When Major League Baseball adopted its new rules, a primary focus was the need to increase in-game action. To encourage base stealing, MLB implemented larger bases (4.5 fewer inches between bases); limited the amount of time allowed to pass between pitches; and curtailed pitchers’ ability to hold runners on base (only two step-offs from the rubber).
So far, it’s working.
According to Baseball Reference, in 2023, stolen base attempts are up, going from 0.69 in 2022 to 0.89 in 2023. In addition, the percentage of bases stolen successfully has also increased — 0.51 to 0.71, respectively. (The number runners caught stealing has only increased slightly: 0.17 in 2022 and 0.18 in 2023).
Stealing bases has provided a strategy for teams to improve their offense, a point especially well-illustrated by the Pittsburgh Pirates who lead MLB with 41 stolen bases. They are followed by the Cleveland Guardians with 35. The Pirates currently are atop the NL Central, and although stolen bases aren’t the only reason, they have clearly helped.
Then there are the Rockies who are ranked 29th with six stolen bases. Three of those belong to Brenton Doyle, who has been with the Rockies for only a week. Having Doyle has made the Rockies a better team on the base paths, a point Bud Black acknowledged last week:
“To have that element of speed — he brings the power element, too — that’s a different type of addition to an offense,” manager Bud Black said. “We needed a little spark, and he was able to provide that with the stolen base. One guy can put pressure on the opponent … it would be nice to have a couple more, but that’s not our roster.”
“That’s not our roster.”
Let’s take a moment to parse that statement.
The Rockies are one of the slowest teams in baseball. Here’s what Baseball Savant shows:
Now consider the sprint speeds of individual Rockies, again, as measured by Baseball Savant.
Only four players have above-average sprint speeds; the rest of the roster is decidedly slow. Three of the Rockies’ free-agent signings are among the slowest players on the team. In short, MLB changed the rules to give teams that emphasized contact and speed an advantage. The Rockies chose not to build a team to exploit that opportunity.
The best explanation, then, is that the Rockies worked under the assumption that they were building a team for power, not speed. After all, who needs stolen bases when a team is hitting home runs?
Unfortunately, that strategy has not worked, either.
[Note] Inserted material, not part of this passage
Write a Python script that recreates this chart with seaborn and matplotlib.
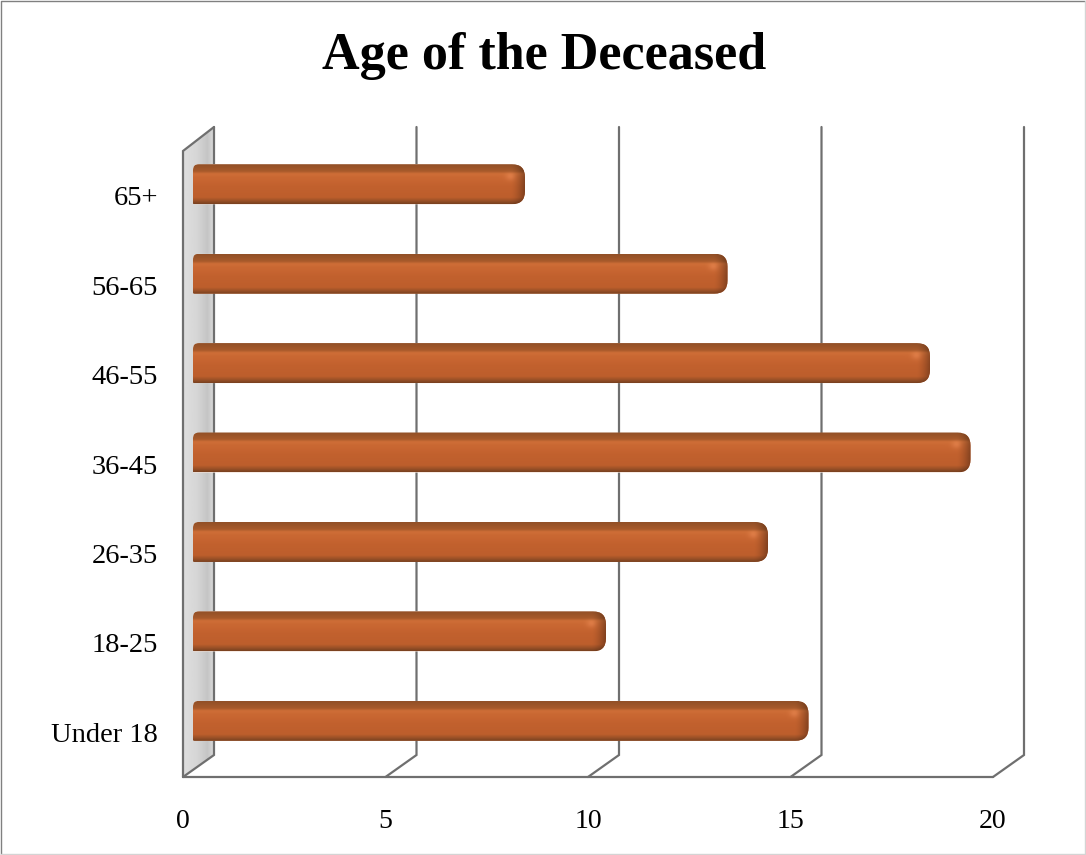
import numpy as np
import pandas as pd
import seaborn as sns
import matplotlib
matplotlib.use("Agg")
import matplotlib.pyplot as plt
from matplotlib.path import Path
from matplotlib.patches import PathPatch, Polygon
from matplotlib.lines import Line2D
from matplotlib.transforms import IdentityTransform

categories = ["65+", "56-65", "46-55", "36-45", "26-35", "18-25", "Under 18"]
deceased = [8, 13, 18, 19, 14, 10, 15]
x_ticks = [0, 5, 10, 15, 20]
title = "Age of the Deceased"

LINE = "#6f6f6f"
BAR = "#c3622e"

sns.set_theme(style="white")
plt.rcParams["font.family"] = ["Liberation Serif", "DejaVu Serif"]

W, H = 1086, 855
fig = plt.figure(figsize=(W / 100, H / 100), dpi=100, facecolor="white")
ax = fig.add_axes([183 / W, (H - 777) / H, 810 / W, 626 / H])

df = pd.DataFrame({"age": categories, "n": deceased})
sns.barplot(data=df, x="n", y="age", order=categories, color=BAR, saturation=1,
            width=40 / 89.43, ax=ax, zorder=5)
ax.set_xlim(0, 20)
ax.set_ylim(6.5, -0.5)
ax.set_xlabel("")
ax.set_ylabel("")
ax.set_xticks(x_ticks)
ax.tick_params(axis="x", length=0, pad=23, labelsize=20, labelcolor="black")
ax.tick_params(axis="y", length=0, pad=18, labelsize=20.5, labelcolor="black")
for s in ax.spines.values():
    s.set_visible(False)

# projection of the chart's depth, in data units of the two scales
ux, uy = 810 / 20, 626 / 7
DX = 31 / ux
DY_TOP = 24 / uy
DY_BOT = 22 / uy
y_top, y_bot = -0.5, 6.5

# side wall
wall_pts = [(0, y_top), (DX, y_top - DY_TOP), (DX, y_bot - DY_BOT), (0, y_bot)]
stops_x = [0, 0.45, 0.8, 1]
wall_vals = [0.87, 0.84, 0.77, 0.86]
grad = np.interp(np.linspace(0, 1, 64), stops_x, wall_vals)[None, :]
im = ax.imshow(grad, cmap="gray", vmin=0, vmax=1, aspect="auto", zorder=1,
               extent=(0, DX, y_bot, y_top - DY_TOP), interpolation="bilinear")
wall = Polygon(wall_pts, closed=True, transform=ax.transData, fc="none", ec="none",
               clip_on=False)
ax.add_patch(wall)
im.set_clip_path(wall)
im.set_clip_box(fig.bbox)
ax.set_xlim(0, 20)
ax.set_ylim(6.5, -0.5)

line_kw = dict(color=LINE, lw=1.6, clip_on=False, zorder=2, solid_joinstyle="miter")
for t in x_ticks:
    ax.plot([t, t + DX, t + DX], [y_bot, y_bot - DY_BOT, y_top - DY_TOP], **line_kw)
ax.plot([0, 0, DX], [y_bot, y_top, y_top - DY_TOP], **line_kw)
ax.plot([0, 20], [y_bot, y_bot], **line_kw)

# bars: same data, shifted into the chart's depth and shaded
OX, OY = 10 / ux, -11.5 / uy
CAP = 8 / ux
fig.canvas.draw()
v_stops = [0, 0.17, 0.24, 0.33, 0.55, 0.84, 0.93, 1]
v_cols = np.array([[0x92, 0x50, 0x27], [0xa8, 0x5a, 0x2b], [0xce, 0x6e, 0x37],
                   [0xca, 0x68, 0x33], [0xc2, 0x61, 0x2e], [0xbd, 0x5e, 0x2c],
                   [0x9a, 0x50, 0x27], [0x7c, 0x42, 0x20]]) / 255


def rounded(x0, x1, y0, y1):
    """Outline in display pixels (y0 is the lower edge)."""
    tl, tr, br, bl = 6, 13, 13, 1
    verts = [(x0 + bl, y0), (x1 - br, y0), (x1, y0), (x1, y0 + br), (x1, y1 - tr),
             (x1, y1), (x1 - tr, y1), (x0 + tl, y1), (x0, y1), (x0, y1 - tl),
             (x0, y0 + bl), (x0, y0), (x0 + bl, y0), (x0 + bl, y0)]
    codes = [Path.MOVETO, Path.LINETO, Path.CURVE3, Path.CURVE3, Path.LINETO,
             Path.CURVE3, Path.CURVE3, Path.LINETO, Path.CURVE3, Path.CURVE3,
             Path.LINETO, Path.CURVE3, Path.CURVE3, Path.CLOSEPOLY]
    return Path(verts, codes)


for bar in list(ax.patches):
    if bar is wall:
        continue
    x, y, w, h = bar.get_x(), bar.get_y(), bar.get_width(), bar.get_height()
    xa, xb = x + OX, x + w + OX + CAP
    ya, yb = y + OY, y + h + OY          # ya is the upper edge on screen
    bar.set_x(xa)
    bar.set_y(ya)
    bar.set_width(xb - xa)
    (px0, py1), (px1, py0) = ax.transData.transform([(xa, ya), (xb, yb)])
    rows, cols = 40, int(round(px1 - px0))
    t = np.linspace(0, 1, rows)
    col = np.stack([np.interp(t, v_stops, v_cols[:, k]) for k in range(3)], axis=1)
    img = np.repeat(col[:, None, :], cols, axis=1)
    xs = np.arange(cols) - cols
    # shading of the rounded end
    f = np.clip((xs + 15) / 15, 0, 1)
    img *= (1 - 0.36 * f ** 1.6)[None, :, None]
    yy, xx = np.mgrid[0:rows, 0:cols]
    glow = np.exp(-(((xx - (cols - 15)) / 5.0) ** 2 + ((yy - 12) / 4.0) ** 2))
    img = np.clip(img + 0.07 * glow[:, :, None], 0, 1)
    shape = PathPatch(rounded(px0, px1, py0, py1), transform=IdentityTransform(),
                      fc="none", ec="none")
    ax.add_patch(shape)
    bar.set_clip_path(shape)
    art = ax.imshow(img, aspect="auto", extent=(xa, xb, yb, ya), zorder=6,
                    interpolation="bilinear")
    art.set_clip_path(shape)

ax.set_xlim(0, 20)
ax.set_ylim(6.5, -0.5)

fig.text(544 / W, 1 - 56 / H, title, ha="center", va="center", fontsize=37.5,
         fontweight="bold", color="black")

# picture frame
fig.add_artist(Line2D([0.5 / W, 0.5 / W, 1085 / W], [0.5 / H, 1 - 1 / H, 1 - 1 / H],
                      transform=fig.transFigure, color="#808080", lw=1))
fig.add_artist(Line2D([0.5 / W, 1085 / W, 1085 / W], [1.0 / H, 1.0 / H, 1 - 1 / H],
                      transform=fig.transFigure, color="#d4d4d4", lw=1))

fig.savefig("out.png", dpi=100, facecolor="white")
Currently, the Rockies are 25th in terms of home runs with 22. Tampa Bay leads MLB with 61 followed by the Dodgers with 47. Interestingly enough, the Dodgers have not been especially good at stealing bases. They have stolen 17, which is the 22nd-most in baseball (but still more almost three times the Rockies’ total). However, the Dodgers are making up for that offensive lack by hitting home runs and scoring runs (146, which is eighth in MLB). Incidentally, the Pirates are fourth with 156 runs, a totally surely increased via the stolen base.
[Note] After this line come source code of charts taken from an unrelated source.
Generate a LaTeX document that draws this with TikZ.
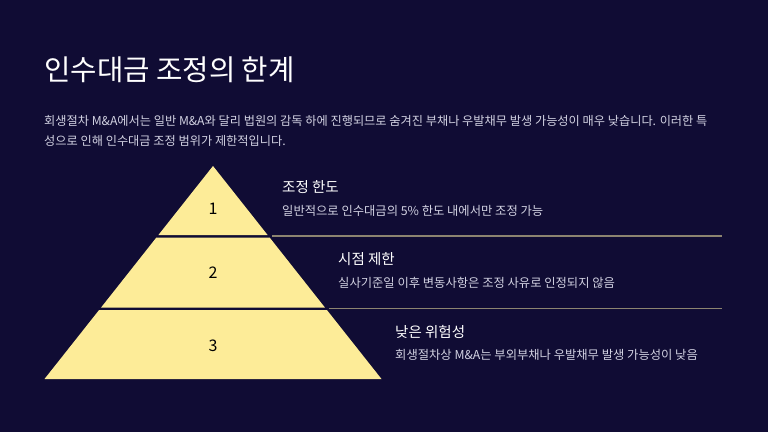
\documentclass[tikz,border=0pt]{standalone}
\usepackage{fontspec}
\setmainfont{Noto Sans CJK KR}
\usetikzlibrary{positioning}
\definecolor{pagebg}{RGB}{16,12,52}
\definecolor{tierfill}{RGB}{253,236,152}
\definecolor{rulegold}{RGB}{140,132,112}
\definecolor{softtext}{RGB}{210,210,226}
\tikzset{
  tier/.style={fill=tierfill},
  tier number/.style={
    inner sep=0pt, text=black, font=\fontsize{16}{19}\selectfont
  },
  heading/.style={
    anchor=west, inner sep=0pt, text=white, font=\fontsize{14.5}{17}\selectfont
  },
  detail/.style={
    anchor=west, inner sep=0pt, text=softtext, font=\fontsize{12.3}{15}\selectfont
  },
  divider/.style={
    draw=rulegold, line width=1.3pt
  }
}

\begin{document}
\begin{tikzpicture}[x=1pt,y=-1pt]
\fill[pagebg] (0,0) rectangle (768,432);
\useasboundingbox (0,0) rectangle (768,432);

% title and intro
\node[anchor=west, inner sep=0pt, text=white, font=\fontsize{28.7}{32}\selectfont] (title) at (44,70) {인수대금 조정의 한계};
\node[anchor=west, inner sep=0pt, text=softtext, font=\fontsize{12.2}{15}\selectfont] (intro1) at (44,121) {회생절차 M\&A에서는 일반 M\&A와 달리 법원의 감독 하에 진행되므로 숨겨진 부채나 우발채무 발생 가능성이 매우 낮습니다. 이러한 특};
\node[anchor=west, inner sep=0pt, text=softtext, font=\fontsize{12.2}{15}\selectfont] (intro2) at (44,141) {성으로 인해 인수대금 조정 범위가 제한적입니다.};

% pyramid
\fill[tier] (213,166) -- (267.6,235) -- (158.4,235) -- cycle;
\fill[tier] (156.4,237.5) -- (269.6,237.5) -- (324.9,307.5) -- (101.1,307.5) -- cycle;
\fill[tier] (99.1,310) -- (326.9,310) -- (381.5,379) -- (44.5,379) -- cycle;
\foreach \n/\y in {1/209,2/273,3/346}
  \node[tier number] (num\n) at (213,\y) {\n};

% dividers
\coordinate (rule1a) at (272,236);
\coordinate (rule1b) at (722,236);
\coordinate (rule2a) at (329,308.5);
\coordinate (rule2b) at (722,308.5);
\draw[divider] (rule1a) -- (rule1b);
\draw[divider] (rule2a) -- (rule2b);

% tier texts
\node[heading] (head1) at (282,187) {조정 한도};
\node[detail] (desc1) at (282,211) {일반적으로 인수대금의 5\% 한도 내에서만 조정 가능};
\node[heading] (head2) at (338,259) {시점 제한};
\node[detail] (desc2) at (338,283) {실사기준일 이후 변동사항은 조정 사유로 인정되지 않음};
\node[heading] (head3) at (395,332) {낮은 위험성};
\node[detail] (desc3) at (395,355) {회생절차상 M\&A는 부외부채나 우발채무 발생 가능성이 낮음};
\end{tikzpicture}
\end{document}
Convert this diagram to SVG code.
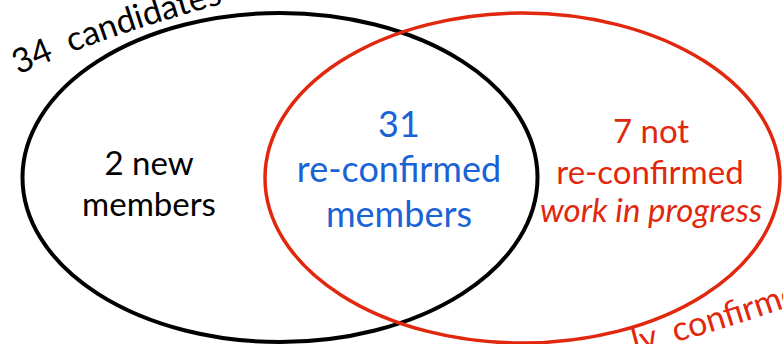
<svg xmlns="http://www.w3.org/2000/svg" width="783" height="344" viewBox="0 0 783 344">
<style>
text{font-family:Lato,"Open Sans","Liberation Sans",sans-serif;text-anchor:middle}
.k{fill:#000;font-size:33px}
.b{fill:#1a63d6;font-size:36px}
.r{fill:#e1280e;font-size:33px}
.ring{fill:none}
</style>
<defs>
<path id="arcTop" d="M 16 76 Q 110 32 260 -6"/>
<path id="arcBot" d="M 600 362 Q 700 338 800 303"/>
</defs>
<rect width="783" height="344" fill="#fff"/>
<g id="connectors"></g>
<g id="set-candidates">
<ellipse class="ring" cx="280" cy="177.5" rx="257.5" ry="164.5" stroke="#000" stroke-width="4"/>
<text class="k" style="text-anchor:start;font-size:34px" xml:space="preserve"><textPath href="#arcTop" startOffset="3">34  candidates</textPath></text>
<text class="k" x="149" y="175">2 new</text>
<text class="k" x="149" y="216">members</text>
</g>
<g id="set-confirmed">
<ellipse class="ring" cx="522.5" cy="178" rx="257.5" ry="165" stroke="#e1280e" stroke-width="3.5"/>
<text class="r" x="651" y="143">7 not</text>
<text class="r" x="650" y="184">re-confirmed</text>
<text class="r" x="651" y="222" font-style="italic">work in progress</text>
<text class="r" style="text-anchor:start;font-size:34px" xml:space="preserve"><textPath href="#arcBot" startOffset="36">ly  confirmed</textPath></text>
</g>
<g id="intersection">
<text class="b" x="399" y="137">31</text>
<text class="b" x="399" y="182">re-confirmed</text>
<text class="b" x="399" y="227">members</text>
</g>
</svg>
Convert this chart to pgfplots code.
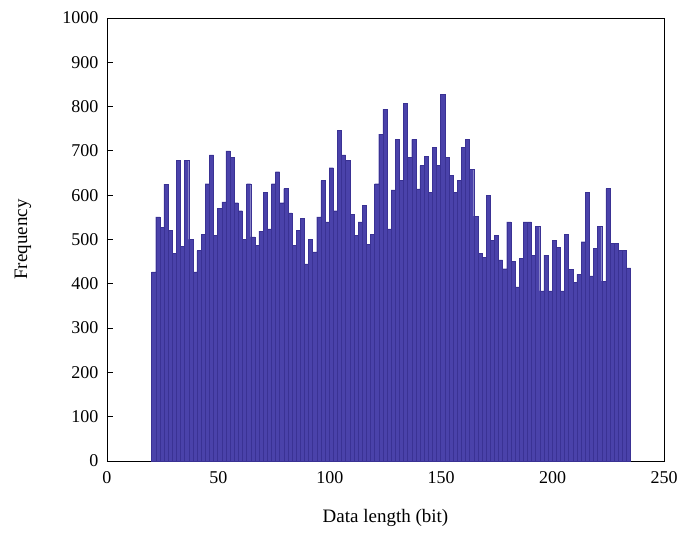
\documentclass[border=0pt]{standalone}
\usepackage{pgfplots}
\usepackage{pgfplotstable}
\pgfplotsset{compat=1.18}
\usepackage{fontspec}
\setmainfont{Liberation Serif}
\definecolor{barfill}{RGB}{74,66,170}
\definecolor{baredge}{RGB}{58,50,148}
\pgfplotstableread{
y
427
551
527
625
521
469
679
485
679
500
427
475
512
626
691
509
571
585
700
686
583
565
501
626
506
487
519
606
524
626
653
583
615
560
487
521
548
445
500
472
551
633
540
662
565
747
691
679
557
509
540
577
489
512
626
738
794
524
612
726
633
807
685
726
614
667
688
606
708
667
828
685
645
606
633
708
726
659
553
469
460
600
498
509
454
434
540
451
393
457
540
540
465
530
384
465
384
498
483
384
512
433
404
421
495
606
418
480
530
406
615
491
491
475
475
436
436
}\histdata
\begin{document}
\begin{tikzpicture}
\path[use as bounding box] (-107pt,-74pt) rectangle (575pt,461pt);
\begin{axis}[
  scale only axis,
  width=557pt, height=443pt,
  xmin=0, xmax=250, ymin=0, ymax=1000,
  xtick={0,50,...,250},
  ytick={0,100,...,1000},
  tick align=inside,
  tick pos=left,
  major tick length=6pt,
  axis line style={line width=0.8pt},
  tick style={line width=0.8pt, black},
  /pgf/number format/assume math mode=true,
  /pgf/number format/1000 sep={},
  ticklabel style={font=\fontsize{18}{20}\selectfont},
  xticklabel shift=7pt,
  yticklabel shift=5pt,
  xlabel={Data length (bit)},
  ylabel={Frequency},
  every axis x label/.style={at={(axis description cs:0.5,-0.1287)},anchor=center,font=\fontsize{19}{22}\selectfont},
  every axis y label/.style={at={(axis description cs:-0.1508,0.5)},rotate=90,anchor=center,font=\fontsize{19}{22}\selectfont},
]
\addplot[ybar interval, fill=barfill, draw=baredge, line width=0.3pt]
  table[x expr={20+\coordindex*215/116}, y=y] {\histdata};
\end{axis}
\end{tikzpicture}
\end{document}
Clearly, this could change for the Rockies. After all, they doubled their stolen base total in a week by promoting Brenton Doyle — and Doyle is a clear example of speed’s importance in 2023 baseball.
Whether the Rockies will reconfigure their roster to exploit this new facet of the game remains unclear.
Coors Field Attendance
I’m going to start tracking Coors Field attendance in my Rockpiles because this seems a good an measure of fan dissatisfaction.
Bear two things in mind. First, it’s early, so these trends will change. Second, there are plenty of distractions. School is still in session, and the Avalanche and Nuggets have been playing postseason games, which probably affects the Rockies’ attendance. (Read Kenneth Weber’s analysis here.)
According to ESPN, 332,550 have attended 13 games at Coors Field in 2023. That number ranks 16th in baseball. The average Coors Field game attendance is 27,712.
As a benchmark, in 2022, the average game attendance at Coors Field was 32,467.
Again, it’s much too soon to draw any conclusions, but so far, attendance is down. (Read Maury Brown for more on early 2023 attendance trends.)
We’ve seen two recent releases of MLB’s City Connect uniforms, this time the Rangers (uh, not good!) and the Mariners (very cool!). Joon Lee has kept an up-to-date ranking of the City Connect uniforms, placing the Mariners fourth (seems about right), and the Rangers ninth (uh, okay…). The Colorado Rockies continue to hold the top spot.
Thomas Harding spoke with Riley Feltner about how he and his older brother, Ryan, study and coordinate pitching analysis. The younger Feltner is a student at Kent State and works as a pitching coach at Walsh Jesuit. (You can read his blog, “Baseball and Data,” here.) The elder Feltner’s improvement has been the result of a number of factors, but Riley has been a big part of it.